To find the gravitational potential energy of a body of mass 3 kg on a planet where the escape velocity is 4 km/s, we can follow these steps: ### Step-by-Step Solution 1. **Convert Escape Velocity to SI Units**: The escape velocity is given as 4 km/s.
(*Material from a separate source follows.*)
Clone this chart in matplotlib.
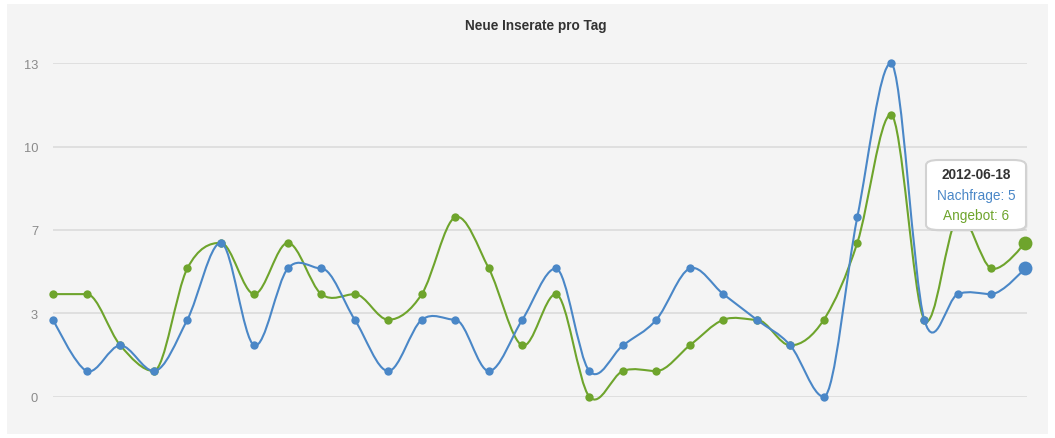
import matplotlib
matplotlib.use("Agg")
import matplotlib.pyplot as plt
from matplotlib.path import Path
from matplotlib.patches import PathPatch, FancyBboxPatch, Rectangle
import numpy as np

plt.rcParams['font.family'] = ['Liberation Sans', 'DejaVu Sans']

title = "Neue Inserate pro Tag"
nachfrage = [3, 1, 2, 1, 3, 6, 2, 5, 5, 3, 1, 3, 3, 1, 3, 5, 1, 2, 3, 5, 4, 3, 2, 0, 7, 13, 3, 4, 4, 5]
angebot = [4, 4, 2, 1, 5, 6, 4, 6, 4, 4, 3, 4, 7, 5, 2, 4, 0, 1, 1, 2, 3, 3, 2, 3, 6, 11, 3, 7, 5, 6]
ytick_values = [0, 3.25, 6.5, 9.75, 13]
ytick_labels = ["0", "3", "7", "10", "13"]
tooltip_date = "2012-06-18"
series_names = ["Nachfrage", "Angebot"]

BLUE = '#4a87c7'
GREEN = '#6ea42c'

W, H = 1055, 439
fig = plt.figure(figsize=(W / 100, H / 100), dpi=100)
fig.patch.set_facecolor('white')
fig.patches.append(Rectangle((7 / W, 4 / H), (1048 - 7) / W, (435 - 5) / H,
                             transform=fig.transFigure, facecolor='#f4f4f4',
                             edgecolor='none', zorder=-5))

x0, x1 = 53.3, 1027.0
y0, y1 = 397.7, 64.3
ax = fig.add_axes([x0 / W, (H - y0) / H, (x1 - x0) / W, (y0 - y1) / H])
ax.set_facecolor('none')
step = 33.5
ax.set_xlim(0, (x1 - x0) / step)
ax.set_ylim(0, 13)
for s in ax.spines.values():
    s.set_visible(False)
ax.set_xticks([])
ax.set_yticks(ytick_values)
ax.set_yticklabels(ytick_labels, color='#8a8a8a', fontsize=9.3)
ax.tick_params(axis='y', length=0, pad=11)
for v in ytick_values:
    ax.axhline(v, color='#d9d9d9', lw=1.1, zorder=1)


def spline_path(xs, ys, smoothing=2.0):
    n = len(xs)
    lc = [None] * n
    rc = [None] * n
    for i in range(1, n - 1):
        px, py = xs[i], ys[i]
        lx, ly = xs[i - 1], ys[i - 1]
        nx, ny = xs[i + 1], ys[i + 1]
        d = smoothing + 1
        lcx = (smoothing * px + lx) / d
        lcy = (smoothing * py + ly) / d
        rcx = (smoothing * px + nx) / d
        rcy = (smoothing * py + ny) / d
        corr = 0
        if rcx != lcx:
            corr = (rcy - lcy) * (rcx - px) / (rcx - lcx) + py - rcy
        lcy += corr
        rcy += corr
        # old-style extreme prevention (left control point only)
        if lcy > ly and lcy > py:
            lcy = max(ly, py); rcy = 2 * py - lcy
        elif lcy < ly and lcy < py:
            lcy = min(ly, py); rcy = 2 * py - lcy
        lc[i] = (lcx, lcy)
        rc[i] = (rcx, rcy)
    verts = [(xs[0], ys[0])]
    codes = [Path.MOVETO]
    for i in range(1, n):
        c1 = rc[i - 1] if rc[i - 1] is not None else (xs[i - 1], ys[i - 1])
        c2 = lc[i] if lc[i] is not None else (xs[i], ys[i])
        verts += [c1, c2, (xs[i], ys[i])]
        codes += [Path.CURVE4] * 3
    return Path(verts, codes)


xs = list(range(len(nachfrage)))
for data, color, z in [(angebot, GREEN, 3), (nachfrage, BLUE, 4)]:
    p = spline_path(xs, data)
    ax.add_patch(PathPatch(p, facecolor='none', edgecolor=color, lw=1.5,
                           zorder=z, clip_on=False, capstyle='round', joinstyle='round'))
    ax.plot(xs[:-1], data[:-1], 'o', color=color, ms=6, mec='none', zorder=z + 0.5, clip_on=False)
    ax.plot(xs[-1:], data[-1:], 'o', color=color, ms=10, mec='none', zorder=z + 0.5, clip_on=False)

fig.text(536 / W, 1 - 26 / H, title, ha='center', va='center', fontsize=9.8,
         fontweight='bold', color='#333333')

# tooltip
bx, by, bw, bh = 926, 161, 100, 70
fig.patches.append(FancyBboxPatch(((bx + 1.5) / W, 1 - (by + bh + 1.5) / H), bw / W, bh / H,
                                  boxstyle="round,pad=0,rounding_size=0.012",
                                  transform=fig.transFigure, facecolor='#00000012',
                                  edgecolor='none', zorder=9.5))
fig.patches.append(FancyBboxPatch((bx / W, 1 - (by + bh) / H), bw / W, bh / H,
                                  boxstyle="round,pad=0,rounding_size=0.012",
                                  transform=fig.transFigure, facecolor='white',
                                  edgecolor='#d2d2d2', lw=1.5, zorder=10))
cx = 976 / W
fig.text(cx, 1 - 175 / H, tooltip_date, ha='center', va='center', fontsize=9.8,
         fontweight='bold', color='#333333', zorder=11)
fig.text(cx, 1 - 196 / H, f"{series_names[0]}: {nachfrage[-1]}", ha='center', va='center',
         fontsize=9.8, color=BLUE, zorder=11)
fig.text(cx, 1 - 216 / H, f"{series_names[1]}: {angebot[-1]}", ha='center', va='center',
         fontsize=9.8, color=GREEN, zorder=11)

fig.savefig('out.png', dpi=100)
We need to convert this to meters per second (m/s): \[ V = 4 \, \text{km/s} = 4 \times 1000 \, \text{m/s} = 4000 \, \text{m/s} \] 2. **Understand the Relationship Between Escape Velocity and Gravitational Potential Energy**: The escape velocity \( V \) is related to the gravitational potential energy \( U \) by the formula: \[ V = \sqrt{\frac{2GM}{R}} \] where \( G \) is the universal gravitational constant, \( M \) is the mass of the planet, and \( R \) is the radius of the planet. 3. **Express Gravitational Potential Energy**: The gravitational potential energy \( U \) of a mass \( m \) in the gravitational field of a planet is given by: \[ U = -\frac{GMm}{R} \] We can derive a relationship between \( U \) and \( V \): \[ U = -\frac{1}{2} m V^2 \] 4. **Substitute Values into the Potential Energy Formula**: Now, substituting the mass \( m = 3 \, \text{kg} \) and the escape velocity \( V = 4000 \, \text{m/s} \): \[ U = -\frac{1}{2} \times 3 \, \text{kg} \times (4000 \, \text{m/s})^2 \] 5. **Calculate the Potential Energy**: First, calculate \( (4000)^2 \): \[ (4000)^2 = 16000000 \, \text{m}^2/\text{s}^2 \] Now substitute this back into the equation for \( U \): \[ U = -\frac{1}{2} \times 3 \times 16000000 \] \[ U = -\frac{3 \times 16000000}{2} = -24000000 \, \text{J} \] 6. **Convert Joules to Megajoules**: To convert joules to megajoules, we divide by \( 10^6 \): \[ U = -24000000 \, \text{J} = -24 \, \text{MJ} \] ### Final Answer: The gravitational potential energy of the body is \( -24 \, \text{MJ} \). ---